Czasu kiedy byłam w wodzie i coś robiłam było faktycznie koło 8-10h. Do tego teoria, zajęcia na plaży i obserwowanie innych kursantów. Ale to nie był jeden dzień! Na początku wszystko co robisz jest bardzo męczące, bo nie da się wyeliminować ciągłego napięcia mięsni, jeśli to ma być jednego dnia 6h praktyki to obawiam się że możesz nie dać rady. Jaki jest zakres kursu?
Ja zrobiłam IKO 2, czyli teoretycznie powinnam po tym sama pływać na jakimś tam podstawowym poziomie. Teoretycznie, bo zanim kupiłam swój sprzęt minął prawie miesiąc, a pierwsze wejścia do wody to było obycie się z własnym latawcem [wiadomo że ze swoim to trzeba bardzo uważać

], a potem próby pierwszych halsów, przy czym deska na której pływałam w szkółce miała 150cm, a moja własna 130. Na początku trochę kłopotu ze startem, no a potem... Potem to już tylko samodzielna praktyka i kolejne godziny na wodzie. I lektura wszystkiego co tylko wpadło w ręce.

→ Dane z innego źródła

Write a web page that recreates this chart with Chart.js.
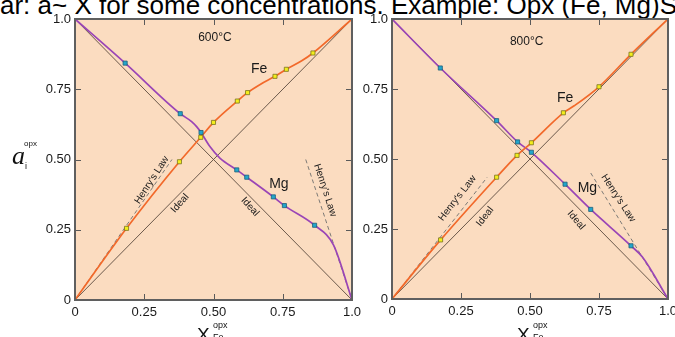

Dobrze by było żeby kurs przygotował cię do samodzielnego przebywania w wodzie. Tzn żebyś znała teorię, potrafiła sama zadbać o nie zgubienie deski, wystartować zwodowany latawiec, wystartować itd. Jeśli w tym pomoże ci instruktor, myślę że potem już sama dasz radę. Obawiam się jednak że te 6 godzin w jednym dniu nie będzie miało takiego zakresu.